Give every line from the entries that contains "full".
** start of Records for processing **
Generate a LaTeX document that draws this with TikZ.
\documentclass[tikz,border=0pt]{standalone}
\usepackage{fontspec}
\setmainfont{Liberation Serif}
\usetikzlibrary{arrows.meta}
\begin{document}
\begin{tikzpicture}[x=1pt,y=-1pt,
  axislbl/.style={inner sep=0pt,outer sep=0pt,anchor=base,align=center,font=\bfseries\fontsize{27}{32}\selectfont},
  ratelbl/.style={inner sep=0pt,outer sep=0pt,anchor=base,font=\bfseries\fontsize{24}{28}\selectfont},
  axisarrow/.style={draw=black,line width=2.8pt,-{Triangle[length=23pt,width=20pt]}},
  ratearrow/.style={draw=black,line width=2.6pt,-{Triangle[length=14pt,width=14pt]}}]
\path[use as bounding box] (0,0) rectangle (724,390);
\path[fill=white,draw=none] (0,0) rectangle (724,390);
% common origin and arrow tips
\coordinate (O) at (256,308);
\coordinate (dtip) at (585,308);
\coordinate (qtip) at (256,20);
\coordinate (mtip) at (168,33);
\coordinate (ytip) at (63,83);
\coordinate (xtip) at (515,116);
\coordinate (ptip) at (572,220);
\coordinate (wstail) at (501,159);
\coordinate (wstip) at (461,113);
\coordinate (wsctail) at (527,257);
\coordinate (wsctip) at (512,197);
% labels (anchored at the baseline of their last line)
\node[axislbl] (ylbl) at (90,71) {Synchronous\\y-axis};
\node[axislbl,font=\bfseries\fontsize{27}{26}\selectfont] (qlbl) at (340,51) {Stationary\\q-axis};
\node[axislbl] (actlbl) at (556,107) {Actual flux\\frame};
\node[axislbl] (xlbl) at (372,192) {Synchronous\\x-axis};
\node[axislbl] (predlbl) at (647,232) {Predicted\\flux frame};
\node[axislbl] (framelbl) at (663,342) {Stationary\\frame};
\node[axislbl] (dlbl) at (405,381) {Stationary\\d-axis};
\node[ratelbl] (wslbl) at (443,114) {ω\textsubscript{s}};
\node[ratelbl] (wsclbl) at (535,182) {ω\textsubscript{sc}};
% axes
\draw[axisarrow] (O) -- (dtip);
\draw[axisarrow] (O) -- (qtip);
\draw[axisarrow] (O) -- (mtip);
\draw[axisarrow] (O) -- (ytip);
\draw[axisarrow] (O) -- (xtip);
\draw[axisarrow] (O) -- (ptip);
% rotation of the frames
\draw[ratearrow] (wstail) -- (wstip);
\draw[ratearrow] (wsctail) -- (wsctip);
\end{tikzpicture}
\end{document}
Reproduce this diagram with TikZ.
** end of Records for processing **
** start of Records for processing **
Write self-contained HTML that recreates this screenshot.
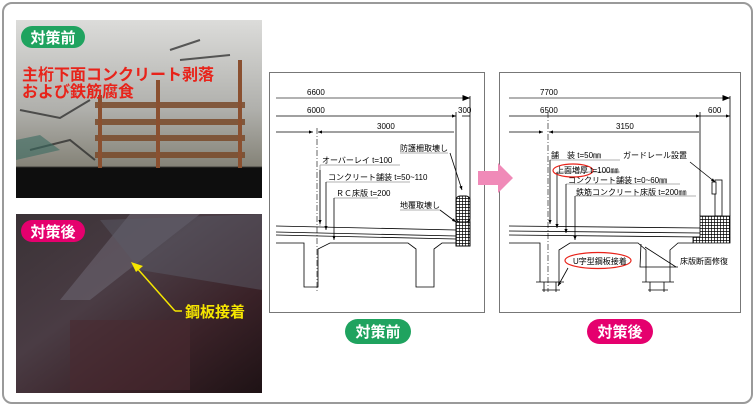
** end of Records for processing **
** start of Records for processing **
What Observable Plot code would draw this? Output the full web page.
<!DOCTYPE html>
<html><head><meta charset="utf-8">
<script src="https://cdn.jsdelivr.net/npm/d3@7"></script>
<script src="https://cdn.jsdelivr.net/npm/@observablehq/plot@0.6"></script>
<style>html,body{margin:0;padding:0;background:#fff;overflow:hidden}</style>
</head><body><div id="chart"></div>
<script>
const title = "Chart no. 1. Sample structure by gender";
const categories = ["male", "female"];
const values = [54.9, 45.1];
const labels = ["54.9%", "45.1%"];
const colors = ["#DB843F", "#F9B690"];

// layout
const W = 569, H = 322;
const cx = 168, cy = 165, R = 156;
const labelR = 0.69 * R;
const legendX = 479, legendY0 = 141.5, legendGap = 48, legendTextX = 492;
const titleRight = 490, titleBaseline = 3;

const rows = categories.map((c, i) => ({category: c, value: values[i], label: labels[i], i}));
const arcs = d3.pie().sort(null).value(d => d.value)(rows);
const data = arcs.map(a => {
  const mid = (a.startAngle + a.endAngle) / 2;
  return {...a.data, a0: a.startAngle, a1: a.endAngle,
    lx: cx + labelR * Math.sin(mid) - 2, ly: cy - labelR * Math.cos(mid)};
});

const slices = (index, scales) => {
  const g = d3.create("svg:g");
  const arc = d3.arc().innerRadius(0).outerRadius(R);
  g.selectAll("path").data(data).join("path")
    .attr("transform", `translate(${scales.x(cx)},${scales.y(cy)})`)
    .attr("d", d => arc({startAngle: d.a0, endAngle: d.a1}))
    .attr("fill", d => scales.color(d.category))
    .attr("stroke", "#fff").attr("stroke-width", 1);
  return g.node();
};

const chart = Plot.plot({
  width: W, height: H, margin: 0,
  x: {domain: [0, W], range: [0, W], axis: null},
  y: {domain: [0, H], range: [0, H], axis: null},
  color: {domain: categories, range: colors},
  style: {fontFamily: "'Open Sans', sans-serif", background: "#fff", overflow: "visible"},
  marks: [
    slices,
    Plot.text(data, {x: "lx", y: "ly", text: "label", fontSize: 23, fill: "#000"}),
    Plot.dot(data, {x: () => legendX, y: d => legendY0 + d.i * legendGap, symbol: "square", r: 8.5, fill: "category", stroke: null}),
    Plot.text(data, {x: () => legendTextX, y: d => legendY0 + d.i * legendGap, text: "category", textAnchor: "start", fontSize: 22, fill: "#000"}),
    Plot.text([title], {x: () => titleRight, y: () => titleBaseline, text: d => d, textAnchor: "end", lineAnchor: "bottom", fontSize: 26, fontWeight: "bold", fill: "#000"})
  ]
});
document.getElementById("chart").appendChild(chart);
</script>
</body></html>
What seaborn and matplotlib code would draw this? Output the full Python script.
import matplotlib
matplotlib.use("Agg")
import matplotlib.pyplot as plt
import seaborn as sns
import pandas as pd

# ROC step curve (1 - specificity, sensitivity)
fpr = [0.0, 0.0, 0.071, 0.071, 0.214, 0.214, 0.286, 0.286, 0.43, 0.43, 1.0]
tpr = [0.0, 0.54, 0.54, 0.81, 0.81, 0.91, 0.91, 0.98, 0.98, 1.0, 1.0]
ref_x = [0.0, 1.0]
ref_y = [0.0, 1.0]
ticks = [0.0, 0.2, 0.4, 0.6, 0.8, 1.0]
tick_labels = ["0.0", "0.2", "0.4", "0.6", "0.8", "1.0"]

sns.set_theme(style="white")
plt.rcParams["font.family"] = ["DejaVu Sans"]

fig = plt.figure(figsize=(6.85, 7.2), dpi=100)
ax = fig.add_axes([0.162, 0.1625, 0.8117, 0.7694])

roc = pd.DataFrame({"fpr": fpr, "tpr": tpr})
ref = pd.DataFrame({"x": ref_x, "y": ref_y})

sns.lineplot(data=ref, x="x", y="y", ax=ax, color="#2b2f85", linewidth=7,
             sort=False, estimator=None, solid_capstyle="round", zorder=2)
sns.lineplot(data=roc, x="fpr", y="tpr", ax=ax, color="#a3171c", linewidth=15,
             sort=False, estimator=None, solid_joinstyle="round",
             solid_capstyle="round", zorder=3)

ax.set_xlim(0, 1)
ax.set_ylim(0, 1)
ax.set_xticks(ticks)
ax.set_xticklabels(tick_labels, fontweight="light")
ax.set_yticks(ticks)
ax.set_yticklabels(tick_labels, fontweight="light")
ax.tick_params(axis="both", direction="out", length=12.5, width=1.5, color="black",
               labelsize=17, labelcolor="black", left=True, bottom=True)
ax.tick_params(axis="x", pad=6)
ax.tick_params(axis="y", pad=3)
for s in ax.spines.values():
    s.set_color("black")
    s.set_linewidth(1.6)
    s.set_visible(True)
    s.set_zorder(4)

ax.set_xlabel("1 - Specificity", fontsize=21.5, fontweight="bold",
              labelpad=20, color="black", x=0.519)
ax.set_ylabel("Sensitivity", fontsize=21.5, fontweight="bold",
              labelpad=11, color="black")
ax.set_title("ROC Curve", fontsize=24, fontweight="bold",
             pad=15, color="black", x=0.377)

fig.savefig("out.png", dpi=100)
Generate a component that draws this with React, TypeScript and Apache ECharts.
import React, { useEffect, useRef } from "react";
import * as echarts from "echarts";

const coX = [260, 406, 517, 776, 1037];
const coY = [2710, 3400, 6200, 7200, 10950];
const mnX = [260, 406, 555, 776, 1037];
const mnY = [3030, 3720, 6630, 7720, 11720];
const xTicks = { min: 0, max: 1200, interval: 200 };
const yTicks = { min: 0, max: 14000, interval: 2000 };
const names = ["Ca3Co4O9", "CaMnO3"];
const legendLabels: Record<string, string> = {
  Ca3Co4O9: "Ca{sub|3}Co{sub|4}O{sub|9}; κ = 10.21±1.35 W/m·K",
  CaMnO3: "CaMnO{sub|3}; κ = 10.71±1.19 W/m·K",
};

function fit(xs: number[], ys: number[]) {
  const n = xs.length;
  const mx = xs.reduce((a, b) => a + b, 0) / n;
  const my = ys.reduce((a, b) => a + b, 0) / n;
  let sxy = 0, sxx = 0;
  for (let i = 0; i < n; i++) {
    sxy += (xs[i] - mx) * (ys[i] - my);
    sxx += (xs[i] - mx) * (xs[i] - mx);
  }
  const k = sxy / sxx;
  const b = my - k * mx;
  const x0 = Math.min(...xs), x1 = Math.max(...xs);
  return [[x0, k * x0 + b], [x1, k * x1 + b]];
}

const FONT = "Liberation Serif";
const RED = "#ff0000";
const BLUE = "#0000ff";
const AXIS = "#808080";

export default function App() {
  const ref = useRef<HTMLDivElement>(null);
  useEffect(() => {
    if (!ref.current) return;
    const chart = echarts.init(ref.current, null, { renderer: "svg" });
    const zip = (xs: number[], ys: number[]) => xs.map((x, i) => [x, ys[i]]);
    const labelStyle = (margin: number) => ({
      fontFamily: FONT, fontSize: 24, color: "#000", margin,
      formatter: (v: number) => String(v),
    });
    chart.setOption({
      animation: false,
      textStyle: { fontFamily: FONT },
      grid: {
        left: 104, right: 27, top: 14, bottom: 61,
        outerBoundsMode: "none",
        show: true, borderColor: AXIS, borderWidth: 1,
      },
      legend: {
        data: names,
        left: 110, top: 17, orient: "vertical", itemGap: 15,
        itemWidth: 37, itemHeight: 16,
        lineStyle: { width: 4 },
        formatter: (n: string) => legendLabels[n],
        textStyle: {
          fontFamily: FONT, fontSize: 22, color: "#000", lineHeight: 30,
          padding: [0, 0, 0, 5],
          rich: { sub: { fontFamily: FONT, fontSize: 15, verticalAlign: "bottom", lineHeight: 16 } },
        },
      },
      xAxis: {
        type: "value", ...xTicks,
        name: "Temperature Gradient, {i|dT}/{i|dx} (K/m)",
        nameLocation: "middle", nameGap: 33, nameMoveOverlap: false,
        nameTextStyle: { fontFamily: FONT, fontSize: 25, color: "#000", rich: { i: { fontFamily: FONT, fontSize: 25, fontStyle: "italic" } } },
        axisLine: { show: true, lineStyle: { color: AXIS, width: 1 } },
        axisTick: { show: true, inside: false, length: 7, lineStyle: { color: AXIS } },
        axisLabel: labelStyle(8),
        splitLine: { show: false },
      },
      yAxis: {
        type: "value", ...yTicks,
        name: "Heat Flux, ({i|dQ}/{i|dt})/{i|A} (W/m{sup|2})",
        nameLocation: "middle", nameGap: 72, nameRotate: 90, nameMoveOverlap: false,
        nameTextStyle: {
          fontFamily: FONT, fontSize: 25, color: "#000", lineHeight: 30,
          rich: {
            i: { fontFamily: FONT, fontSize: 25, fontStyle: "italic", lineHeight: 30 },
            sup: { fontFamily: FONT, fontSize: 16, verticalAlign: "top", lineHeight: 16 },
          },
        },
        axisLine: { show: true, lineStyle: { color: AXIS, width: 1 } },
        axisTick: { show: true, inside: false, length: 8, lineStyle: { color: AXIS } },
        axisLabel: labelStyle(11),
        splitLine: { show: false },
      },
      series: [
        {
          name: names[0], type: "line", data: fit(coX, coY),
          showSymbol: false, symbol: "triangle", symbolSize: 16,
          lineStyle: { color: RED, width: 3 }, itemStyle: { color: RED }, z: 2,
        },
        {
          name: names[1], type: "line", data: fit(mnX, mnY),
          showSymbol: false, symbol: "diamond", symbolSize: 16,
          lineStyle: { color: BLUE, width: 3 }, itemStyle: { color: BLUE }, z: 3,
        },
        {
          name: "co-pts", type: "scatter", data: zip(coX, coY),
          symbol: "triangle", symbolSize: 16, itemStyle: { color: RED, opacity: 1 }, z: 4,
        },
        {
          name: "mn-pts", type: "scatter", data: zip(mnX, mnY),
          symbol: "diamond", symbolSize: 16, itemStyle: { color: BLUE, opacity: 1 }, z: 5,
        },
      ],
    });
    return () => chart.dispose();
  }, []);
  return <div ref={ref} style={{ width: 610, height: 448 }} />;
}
** end of Records for processing **
● Output
What Observable Plot code would draw this? Output the full web page.
What seaborn and matplotlib code would draw this? Output the full Python script.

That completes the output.